The greatest challenge presented by coronavirus is its end game. Experts tell us that COVID-19 will be with us for the foreseeable future. There are no silver bullets that will make it go away. Instead, we have to worry about second and third waves. We wonder whether we are emotionally equipped to handle what appears to be a permanent crisis.
Germany has decided on its solution: Declare victory and “Leben mit Corona” or “Live with Corona.”
Let’s pay attention to the German case. It may be our own future.
After contentious negotiations between Chancellor Angela Merkel and the 16 States (Bundeslaender), Germany has agreed on a plan to “return to normal” in the age of coronavirus. The plan is based on the principles of decentralization and federalism. It is a clear rejection of the one-size-fits-all favored by the Berlin establishment. The German plan avoids the pitfalls of a nationwide stop-and-go of restrictive measures as cases grow and wane. Each district bears responsibility for its local COVID-19 program subject to an upper limit on new cases per week.
Here are some details:
From hence forth, the virus is the responsibility of the 19 states and almost 300 districts (Landeskreis). Each can proceed with their own return-to-normal programs as long as they do not exceed an increase of 50 per 100,000 new cases in the course of the week. (At the time of the agreement, only two districts failed to meet this criterion). If a locality exceeds the limit, it may order a local lockdown, which is accompanied by contact tracing.
The state and district programs are to be executed by the 400 or so local public-health departments (Gesundheitsamt) spread over Germany.

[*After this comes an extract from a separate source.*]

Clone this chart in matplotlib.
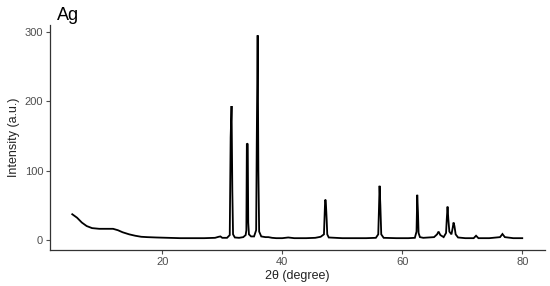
import matplotlib
matplotlib.use("Agg")
import matplotlib.pyplot as plt

plt.rcParams['font.family'] = ['Liberation Sans', 'DejaVu Sans']

# XRD pattern points (2theta in degree, intensity in a.u.)
two_theta = [5.0, 5.8, 6.6, 7.4, 8.3, 9.5, 10.8, 11.8, 12.6, 13.4, 14.5, 15.5, 16.5, 17.5, 19.0, 21.0, 23.0, 25.0, 27.0,
             28.8, 29.4, 29.7, 30.0, 30.8, 31.25, 31.4, 31.55, 31.68, 31.8, 32.1, 32.8, 33.5, 33.9, 34.02,
             34.1, 34.25, 34.33, 34.45, 34.8, 35.3, 35.65, 35.75, 35.9, 36.02, 36.15, 36.5, 37.2, 37.7, 38.3,
             39.0, 40.0, 41.0, 42.0, 44.0, 45.5, 46.4, 46.95, 47.15, 47.25, 47.4, 47.5, 47.75, 50.0, 52.0,
             54.0, 55.6, 56.0, 56.12, 56.22, 56.35, 56.5, 56.9, 59.0, 61.0, 62.1, 62.38, 62.5, 62.62, 62.72,
             62.95, 63.5, 65.3, 65.8, 66.05, 66.35, 66.9, 67.3, 67.42, 67.55, 67.68, 67.85, 68.2, 68.42,
             68.55, 68.7, 68.9, 69.3, 70.5, 71.9, 72.3, 72.7, 74.5, 76.3, 76.7, 77.1, 78.5, 80.0]
intensity = [37, 32, 25, 20, 17, 16, 16, 16, 14, 11, 8, 6, 4.5, 4, 3.5, 3, 2.5, 2.5, 2.5,
             3, 4.5, 5, 3, 3, 7, 148, 193, 70, 8, 3.5, 3, 4, 7, 14,
             139, 138, 25, 8, 5, 5, 14, 140, 295, 100, 12, 5, 4, 4, 3,
             2.5, 2.5, 3.5, 2.5, 2.5, 3, 4.5, 8, 58, 57, 30, 8, 3.5, 2.5, 2.5,
             2.5, 3, 8, 45, 78, 50, 8, 3, 2.5, 2.5, 3, 12, 65, 40, 10,
             4, 3, 4, 8, 12, 7, 4, 10, 30, 48, 30, 12, 8, 18,
             25, 20, 8, 3.5, 2.5, 2.5, 6, 2.5, 2.5, 4, 8.5, 4, 2.5, 2.5]

x_ticks = [20, 40, 60, 80]
y_ticks = [0, 100, 200, 300]

fig = plt.figure(figsize=(5.5, 2.86), dpi=100)
ax = fig.add_axes([0.091, 0.126, 0.900, 0.787])
ax.plot(two_theta, intensity, color="black", lw=1.3, solid_joinstyle="miter")

ax.set_xlim(1.3, 83.8)
ax.set_ylim(-14.5, 310)
ax.set_xticks(x_ticks)
ax.set_yticks(y_ticks)
ax.tick_params(colors="#4D4D4D", labelsize=8, length=3, width=0.8, pad=2)
for s in ["top", "right"]:
    ax.spines[s].set_visible(False)
for s in ["left", "bottom"]:
    ax.spines[s].set_color("#333333")
    ax.spines[s].set_linewidth(0.9)

ax.set_xlabel("2θ (degree)", fontsize=9, color="#222222", labelpad=2)
ax.set_ylabel("Intensity (a.u.)", fontsize=9, color="#222222", labelpad=3)

fig.text(0.104, 0.975, "Ag", fontsize=13, va="top", ha="left", color="black")

fig.savefig("out.png", dpi=100)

Germany has decided not to engage in high-tech tracing via Smartphones or other means. Instead, each public-health department will hire “Corona scouts” to trace the contacts of newly confirmed cases. If a district exceeds the limit, quarantine measures will be reinstated but only for that district or even part of that district.
German health officials reject the notion that their district offices will game the new rules in order to avoid reinstatement of measures. Fudging the numbers, they claim, is not the way Germans do things.
The Corona agreement has been accompanied by what appear to be orchestrated signals of a return to normality. The twice weekly briefings of the Robert Koch Institute, which has played the same role of President Trump’s task force, have been cancelled, After hectoring in favor of national standards, the Koch Institute is now on board with the decentralized program. As further signs of a return to normality, German state television has begun to run segments on summer vacations, and the Bundeliga season has been scheduled to resume on May 16 in “phantom games” with no audience.
The United States offers ideal conditions for a German-like Corona recovery program. We have 50 states, 3,007 counties, and some 3,000 local health departments. The statistics confirm that the disease varies by locality and state and speak against one-size-fits-all programs. What is lacking is the ability to muster public support and to build public confidence in any chosen program, at least not in an election year. How many lives will we one day classify as “death by politics?”
• Paul R. Gregory is a research fellow at the Hoover Institution.